Crimea is a peninsula extending from the southern part of Ukraine into the Black Sea. About 2 million people, mostly ethnic Russians, live there. It is also home to a major Russian naval base in Sevastopol, Russia’s only warm water port and its primary access point to the Mediterranean. The base dates back to the 18th century and has long been the source of Crimea’s importance to Russia, and conflict with Western powers, Reuters notes.
Between 1853 and 1856, Russia fought a war against the Ottoman Empire over the Crimea. France and the U.K. entered the war on the side of the Turks, ultimately resulting in a treaty that banished the Russian fleet from the Black Sea. Crimea became part of the Soviet Union in the 1920s. In 1954, Soviet premiere Nikita Khrushchev made Crimea part of Ukraine, his home region, then a Soviet Socialist Republic.
When the Soviet Union dissolved in 1991, Ukraine became in independent country. Deals brokered between Ukraine and Russia gave the Russian fleet access to the Sevastopol naval base until 2042.
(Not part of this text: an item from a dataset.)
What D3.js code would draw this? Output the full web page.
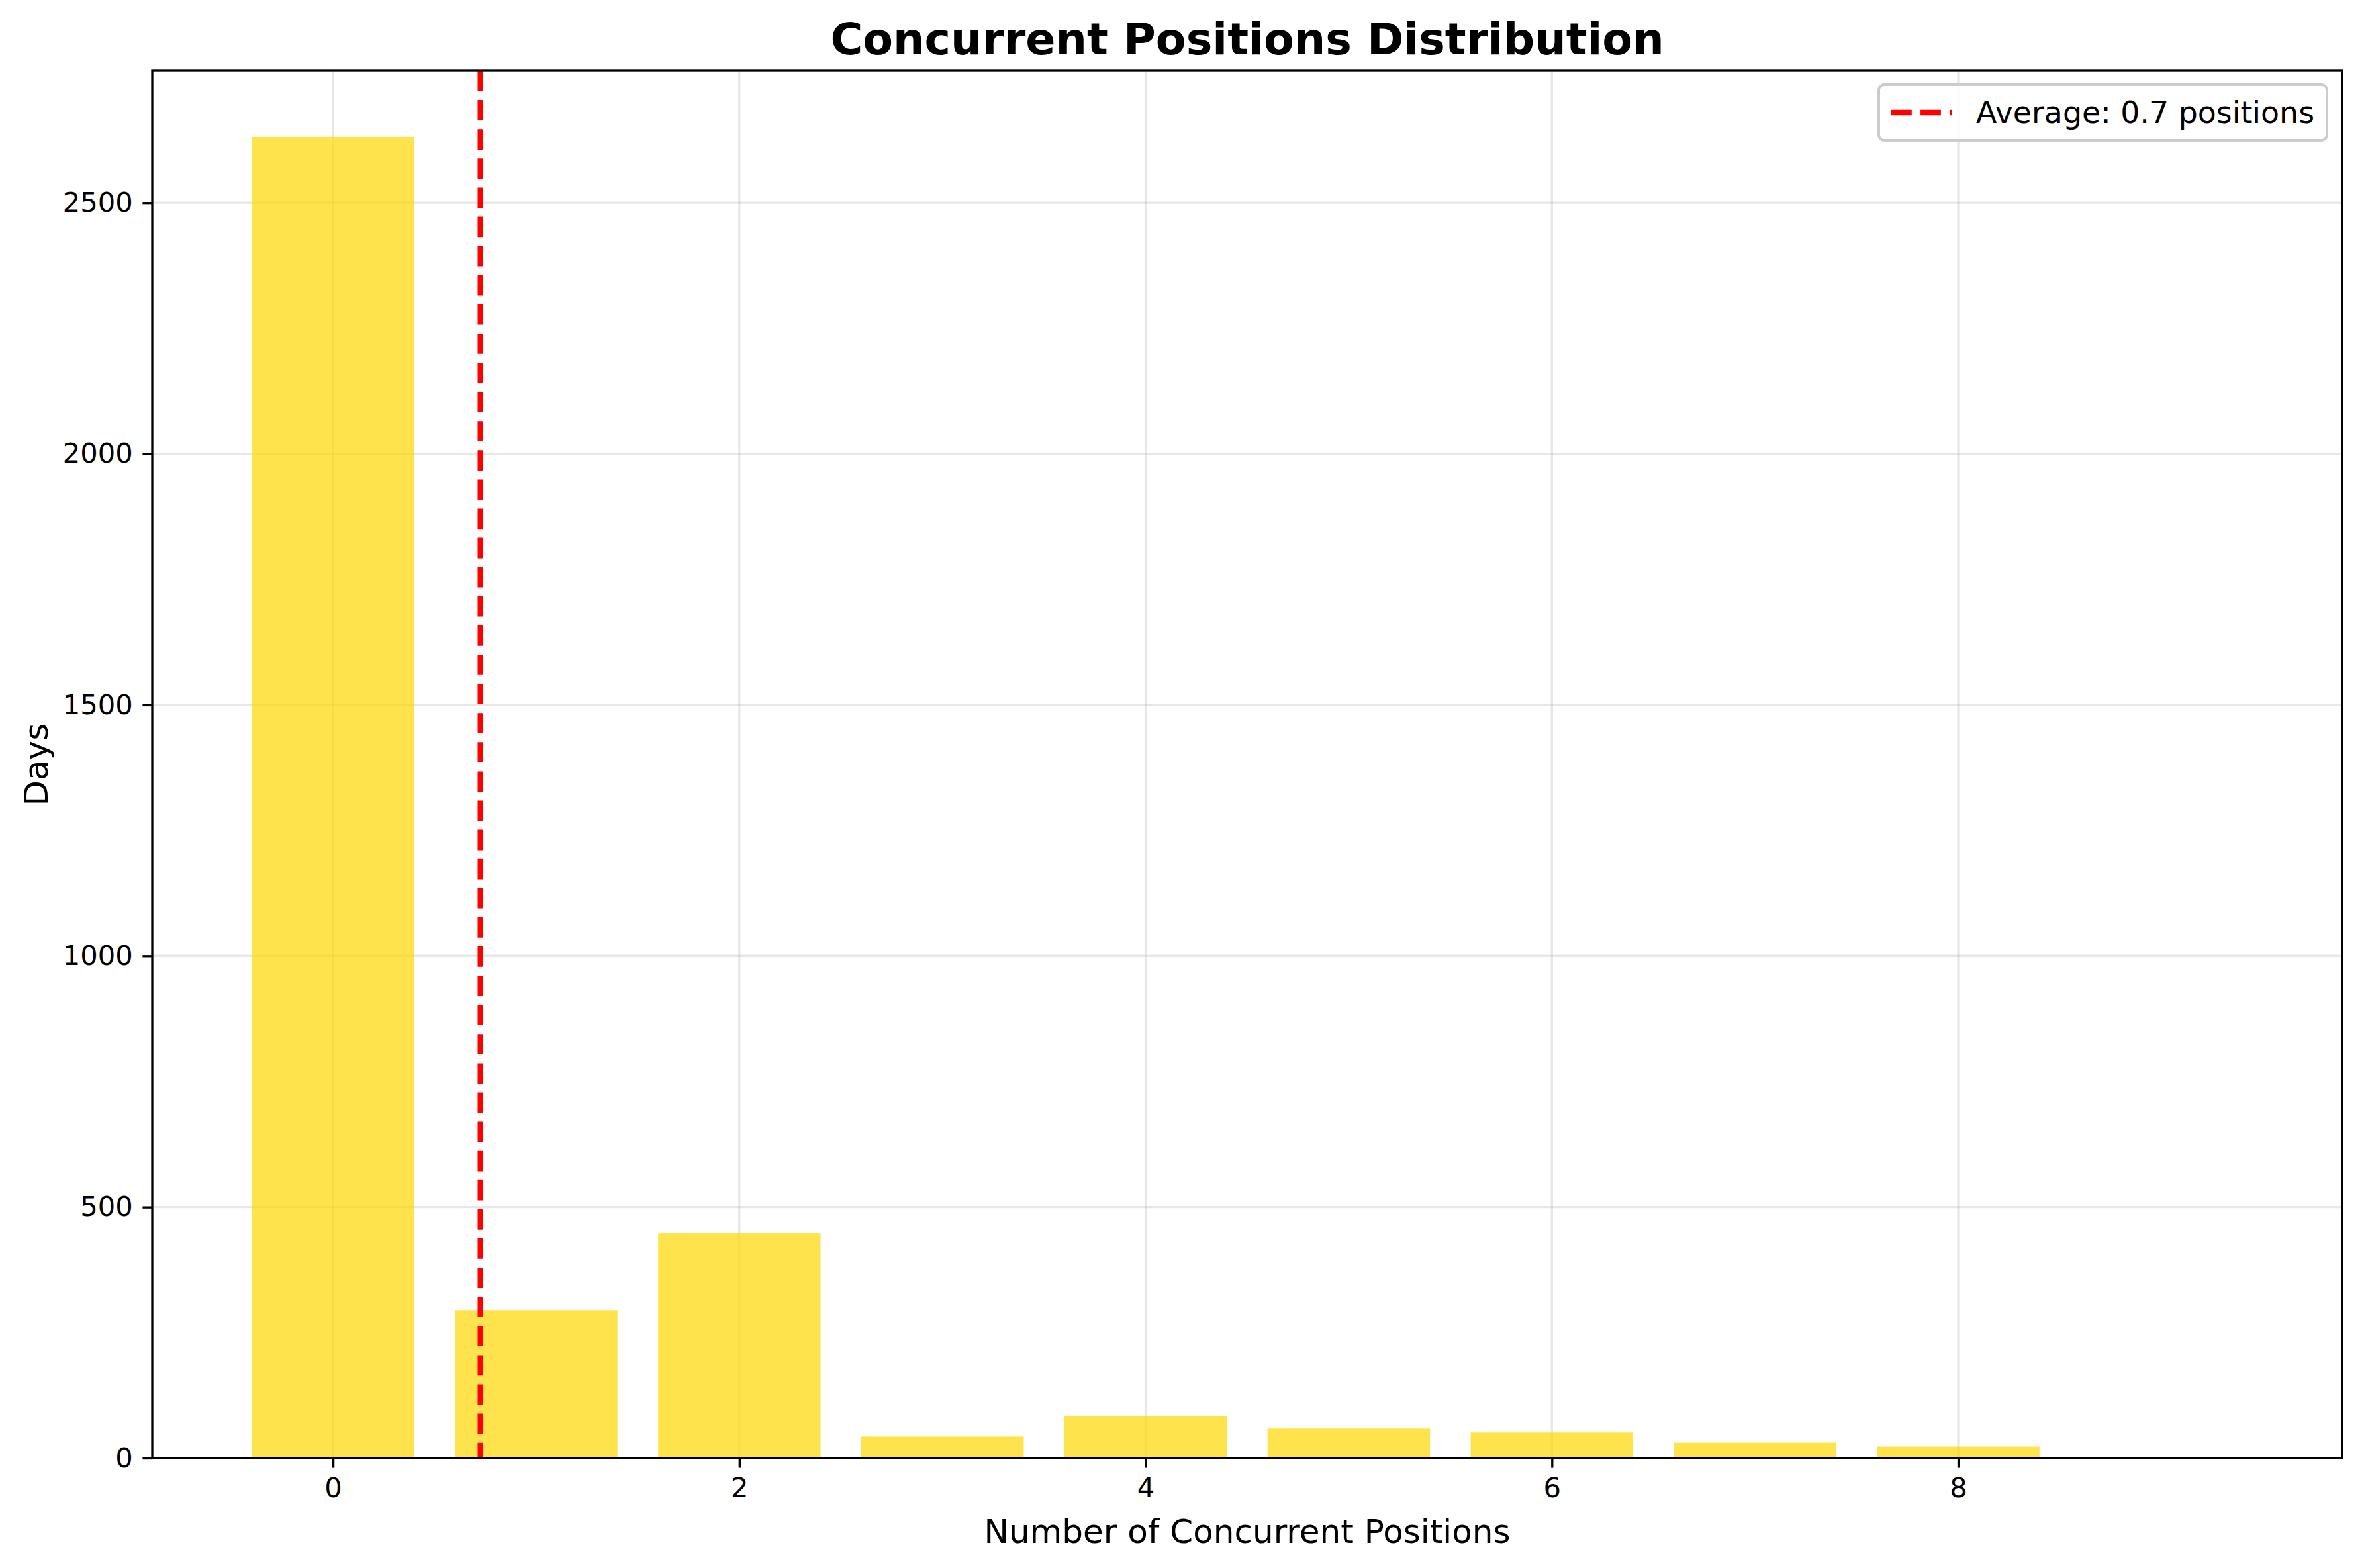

However, since the rise of Russian President Vladimir Putin, Russia has looked to extend political control over Ukraine. Last month — while Russia was hosting the Winter Olympic Games in Sochi — Ukrainians ousted their pro-Russia leader and installed a new government.
Russia called the ouster of the former leader illegal. It has sent soldiers into Crimea to take control of military bases and government buildings — though there has been no shooting yet — on the pretext of protecting ethnic Russians from violence. Crimea’s parliament has recently announced plans to hold a referendum giving its citizens a chance to decide whether to officially join Russia.
Ukraine had denounced the referendum as illegal. The U.S. has threatened to hit Russia with economic sanctions if it does not withdraw its troops from Ukrainian soil.